He doesn't rant about the pitiful state of the world or preach about the way things ought to be. He doesn't grunt beneath those who keep him down or vent about those who break him. He's not like Bob Dylan, and he's no John Lennon. He's not what you'd consider a classically celebrated songwriter. Still, the Decemberists' Colin Meloy is easily one of today's best.
Listening to Meloy lament with so much conviction and write with so much genius on the group's latest, Her Majesty the Decemberists (Kill Rock Stars), it's clear you don't have to write about how broken your heart is to prove you have one.
The new album whisks its listeners into an anachronistic world of sorry saps, dirty secrets, gymnasts, soldiers and red right ankles.

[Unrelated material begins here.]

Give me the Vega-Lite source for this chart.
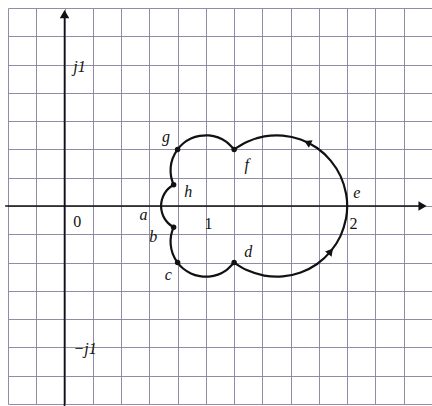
{
  "$schema": "https://vega.github.io/schema/vega-lite/v6.json",
  "width": 424,
  "height": 396,
  "autosize": "none",
  "padding": {"left": 8, "top": 8, "right": 0, "bottom": 2},
  "background": "white",
  "config": {
    "view": {"stroke": null},
    "axis": {"grid": true, "gridColor": "#86809e", "gridOpacity": 0.9, "gridWidth": 1,
             "labels": false, "ticks": false, "domain": false},
    "axisX": {"tickCount": 15},
    "axisY": {"tickCount": 14}
  },
  "datasets": {
    "one": [{"k": 1}],
    "curve": [
      {"seg": "hab", "i": 0, "re": 0.772, "im": 0.150},
      {"seg": "hab", "i": 1, "re": 0.733, "im": 0.121},
      {"seg": "hab", "i": 2, "re": 0.706, "im": 0.086},
      {"seg": "hab", "i": 3, "re": 0.689, "im": 0.044},
      {"seg": "hab", "i": 4, "re": 0.683, "im": 0.0},
      {"seg": "hab", "i": 5, "re": 0.689, "im": -0.044},
      {"seg": "hab", "i": 6, "re": 0.706, "im": -0.086},
      {"seg": "hab", "i": 7, "re": 0.733, "im": -0.121},
      {"seg": "hab", "i": 8, "re": 0.772, "im": -0.150},
      {"seg": "bcd", "i": 10, "re": 0.772, "im": -0.150},
      {"seg": "bcd", "i": 11, "re": 0.754, "im": -0.207},
      {"seg": "bcd", "i": 12, "re": 0.751, "im": -0.272},
      {"seg": "bcd", "i": 13, "re": 0.765, "im": -0.336},
      {"seg": "bcd", "i": 14, "re": 0.800, "im": -0.400},
      {"seg": "bcd", "i": 15, "re": 0.839, "im": -0.442},
      {"seg": "bcd", "i": 16, "re": 0.894, "im": -0.477},
      {"seg": "bcd", "i": 17, "re": 0.957, "im": -0.496},
      {"seg": "bcd", "i": 18, "re": 1.022, "im": -0.499},
      {"seg": "bcd", "i": 19, "re": 1.086, "im": -0.485},
      {"seg": "bcd", "i": 20, "re": 1.143, "im": -0.455},
      {"seg": "bcd", "i": 21, "re": 1.200, "im": -0.400},
      {"seg": "def", "i": 30, "re": 1.200, "im": -0.400},
      {"seg": "def", "i": 31, "re": 1.289, "im": -0.453},
      {"seg": "def", "i": 32, "re": 1.413, "im": -0.492},
      {"seg": "def", "i": 33, "re": 1.544, "im": -0.498},
      {"seg": "def", "i": 34, "re": 1.671, "im": -0.470},
      {"seg": "def", "i": 35, "re": 1.787, "im": -0.410},
      {"seg": "def", "i": 36, "re": 1.883, "im": -0.321},
      {"seg": "def", "i": 37, "re": 1.953, "im": -0.211},
      {"seg": "def", "i": 38, "re": 1.992, "im": -0.087},
      {"seg": "def", "i": 39, "re": 2.000, "im": 0.0},
      {"seg": "def", "i": 40, "re": 1.992, "im": 0.087},
      {"seg": "def", "i": 41, "re": 1.953, "im": 0.211},
      {"seg": "def", "i": 42, "re": 1.883, "im": 0.321},
      {"seg": "def", "i": 43, "re": 1.787, "im": 0.410},
      {"seg": "def", "i": 44, "re": 1.671, "im": 0.470},
      {"seg": "def", "i": 45, "re": 1.544, "im": 0.498},
      {"seg": "def", "i": 46, "re": 1.413, "im": 0.492},
      {"seg": "def", "i": 47, "re": 1.289, "im": 0.453},
      {"seg": "def", "i": 48, "re": 1.200, "im": 0.400},
      {"seg": "fgh", "i": 50, "re": 1.200, "im": 0.400},
      {"seg": "fgh", "i": 51, "re": 1.143, "im": 0.455},
      {"seg": "fgh", "i": 52, "re": 1.086, "im": 0.485},
      {"seg": "fgh", "i": 53, "re": 1.022, "im": 0.499},
      {"seg": "fgh", "i": 54, "re": 0.957, "im": 0.496},
      {"seg": "fgh", "i": 55, "re": 0.894, "im": 0.477},
      {"seg": "fgh", "i": 56, "re": 0.839, "im": 0.442},
      {"seg": "fgh", "i": 57, "re": 0.800, "im": 0.400},
      {"seg": "fgh", "i": 58, "re": 0.765, "im": 0.336},
      {"seg": "fgh", "i": 59, "re": 0.751, "im": 0.272},
      {"seg": "fgh", "i": 60, "re": 0.754, "im": 0.207},
      {"seg": "fgh", "i": 61, "re": 0.772, "im": 0.150}
    ],
    "dots": [
      {"name": "b", "re": 0.772, "im": -0.150},
      {"name": "c", "re": 0.800, "im": -0.400},
      {"name": "d", "re": 1.200, "im": -0.400},
      {"name": "f", "re": 1.200, "im": 0.400},
      {"name": "g", "re": 0.800, "im": 0.400},
      {"name": "h", "re": 0.772, "im": 0.150}
    ],
    "letters": [
      {"t": "a", "re": 0.558, "im": -0.065},
      {"t": "b", "re": 0.628, "im": -0.218},
      {"t": "c", "re": 0.734, "im": -0.490},
      {"t": "d", "re": 1.300, "im": -0.325},
      {"t": "e", "re": 2.068, "im": 0.089},
      {"t": "f", "re": 1.289, "im": 0.289},
      {"t": "g", "re": 0.718, "im": 0.489},
      {"t": "h", "re": 0.876, "im": 0.100},
      {"t": "j1", "re": 0.106, "im": 0.980},
      {"t": "−j1", "re": 0.145, "im": -1.013}
    ],
    "digits": [
      {"t": "0", "re": 0.090, "im": -0.112},
      {"t": "1", "re": 1.018, "im": -0.124},
      {"t": "2", "re": 2.044, "im": -0.124}
    ],
    "arrows": [
      {"pos": "upper", "re": 1.719, "im": 0.449},
      {"pos": "lower", "re": 1.883, "im": -0.321}
    ]
  },
  "layer": [
    {
      "data": {"name": "curve"},
      "mark": {"type": "line", "color": "#111111", "strokeWidth": 2.2, "interpolate": "catmull-rom"},
      "encoding": {
        "x": {"field": "re", "type": "quantitative", "title": null,
              "scale": {"domain": [-0.4, 2.6], "nice": false, "zero": false}},
        "y": {"field": "im", "type": "quantitative", "title": null,
              "scale": {"domain": [-1.4, 1.4], "nice": false, "zero": false}},
        "detail": {"field": "seg"},
        "order": {"field": "i", "type": "quantitative"}
      }
    },
    {
      "data": {"name": "one"},
      "mark": {"type": "rule", "color": "#111111", "strokeWidth": 1.6},
      "encoding": {
        "x": {"datum": 0, "type": "quantitative", "title": null},
        "y": {"datum": -1.42, "type": "quantitative", "title": null},
        "y2": {"datum": 1.36}
      }
    },
    {
      "data": {"name": "one"},
      "mark": {"type": "rule", "color": "#111111", "strokeWidth": 1.6},
      "encoding": {
        "x": {"datum": -0.42, "type": "quantitative", "title": null},
        "x2": {"datum": 2.52},
        "y": {"datum": 0, "type": "quantitative", "title": null}
      }
    },
    {
      "data": {"name": "one"},
      "mark": {"type": "point", "shape": "triangle-up", "filled": true, "color": "#111111", "size": 90, "opacity": 1},
      "encoding": {
        "x": {"datum": 0, "type": "quantitative", "title": null},
        "y": {"datum": 1.357, "type": "quantitative", "title": null}
      }
    },
    {
      "data": {"name": "one"},
      "mark": {"type": "point", "shape": "triangle-up", "filled": true, "color": "#111111", "size": 90, "opacity": 1, "angle": 90},
      "encoding": {
        "x": {"datum": 2.533, "type": "quantitative", "title": null},
        "y": {"datum": 0, "type": "quantitative", "title": null}
      }
    },
    {
      "data": {"name": "dots"},
      "mark": {"type": "point", "filled": true, "color": "#111111", "size": 30, "opacity": 1},
      "encoding": {
        "x": {"field": "re", "type": "quantitative", "title": null},
        "y": {"field": "im", "type": "quantitative", "title": null}
      }
    },
    {
      "data": {"name": "arrows"},
      "transform": [{"filter": "datum.pos === 'upper'"}],
      "mark": {"type": "point", "shape": "triangle-up", "filled": true, "color": "#111111", "size": 70, "opacity": 1, "angle": 296},
      "encoding": {
        "x": {"field": "re", "type": "quantitative", "title": null},
        "y": {"field": "im", "type": "quantitative", "title": null}
      }
    },
    {
      "data": {"name": "arrows"},
      "transform": [{"filter": "datum.pos === 'lower'"}],
      "mark": {"type": "point", "shape": "triangle-up", "filled": true, "color": "#111111", "size": 70, "opacity": 1, "angle": 40},
      "encoding": {
        "x": {"field": "re", "type": "quantitative", "title": null},
        "y": {"field": "im", "type": "quantitative", "title": null}
      }
    },
    {
      "data": {"name": "letters"},
      "mark": {"type": "text", "font": "Liberation Serif", "fontStyle": "italic", "fontSize": 16, "color": "#111111", "align": "center", "baseline": "middle"},
      "encoding": {
        "x": {"field": "re", "type": "quantitative", "title": null},
        "y": {"field": "im", "type": "quantitative", "title": null},
        "text": {"field": "t"}
      }
    },
    {
      "data": {"name": "digits"},
      "mark": {"type": "text", "font": "Liberation Serif", "fontSize": 16, "color": "#111111", "align": "center", "baseline": "middle"},
      "encoding": {
        "x": {"field": "re", "type": "quantitative", "title": null},
        "y": {"field": "im", "type": "quantitative", "title": null},
        "text": {"field": "t"}
      }
    }
  ]
}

Meloy gets lost in his tunefully antiquated tales no matter where they take him--on the clipper bound for South Australia, upon the rooftops in the dead of night or huddled in the trenches, gazing over the battlefield. Like the Decemberists' last release, Castaways and Cutouts (Hush/Kill Rock Stars), Her Majesty is born of an innovative, bookworm imagination and a phenomenal gift for matching prose to melody, gushing with passion and originality.
"I'm interested in creating a believable narrative, a narrative that you can get lost in," says Meloy, sitting on the back patio of an eastside Portland pub. "And the chords can help that, the melody can help that; it creates a tone that will invite the listener."
To ensure that the invitation was well-crafted, Meloy and company worked with local production guru Larry Crane at Jackpot! Studios on eight of Her Majesty's tracks, laying down the remaining three ("Shanty for the Arethusa," "Chimbley Sweep" and "As I Rise") with Norfolk & Western's Adam Selzer at Type Foundry Recording Studio. Crane helped the band capture a tight, crisp pop sound, while Selzer aided in the glowing ambience and spacious atmosphere.
Crane "will talk shit all day long, but when it comes down to it he's a fantastic engineer," Meloy says with a laugh. "He went at it like a Go Betweens record--it's a little tighter, a little crisper.
"Adam comes from a Calexico/ Giant Sand approach, where 16 tracks is plenty and if you need more you're doing too much."
Despite all the production notes, the characters form the meat of Meloy's songs. Bound by a common adoration for the wretched and the wondrous, Her Majesty gives birth to quirky literary characters then grants each an enthralling soundtrack. The band ransacks 18th-century Welsh villages in the ghostly, marching opener "Shanty for the Arethusa." It abhors "the ocean's garbled vomit on the shore" that is L.A. in the ironic, lofty "Los Angeles, I'm Yours." It ventures into the downtrodden mind of a penniless soul in the stomping, accordion-huffing "Chimbley Sweep." And it weeps and overcomes in the heart-rending, all acoustic "Red Right Ankle."
For many of the tales told, Meloy received some posthumous assistance from Welsh poet Dylan Thomas. Textured by an endearing and delightfully woven arrangement of instrumentation, Her Majesty tips its hat often to Thomas' play Under Milkwood.
"There's tons of stuff that is directly ripped off from Thomas--it's like a hair shy of plagiarism," says Meloy, laughing. "That was a real driving force around writing a lot of those songs, because it's one of my most favorite pieces of writing."
Given that Thomas was known for slipping discreet sexual innuendo into his prose, it's only natural that Her Majesty would submit to a similar position. "Oh, it's totally dirty," says Meloy, snickering. "It's really sweet, it's dirty in a pastoral way. The first lines in 'Billy Liar,' he's masturbating but it's non-offensive because that's a story of an adolescent.
"It's well-intended, it lightens it up and it's funny and sweet," he adds, smiling. A strange sentiment, but Meloy is a bit of a idiosyncratic character.
Having grown up in Helena, Mont., Meloy took a path away from life as usual.
"From an early age, I wasn't fitting into your typical Montana-born and -bred young male, where the status quo was either you were a football player or a rancher," he says, sipping at a pint of brew. "I had a big imaginative life that was overruling and, because of that, I wasn't fitting in too well.
"But it's not difficult to be an outcast in Helena, Montana, believe me," the bespectacled Meloy added, grinning.
But in his wild, wild world--and the history books he'll go down in--he fits in just fine.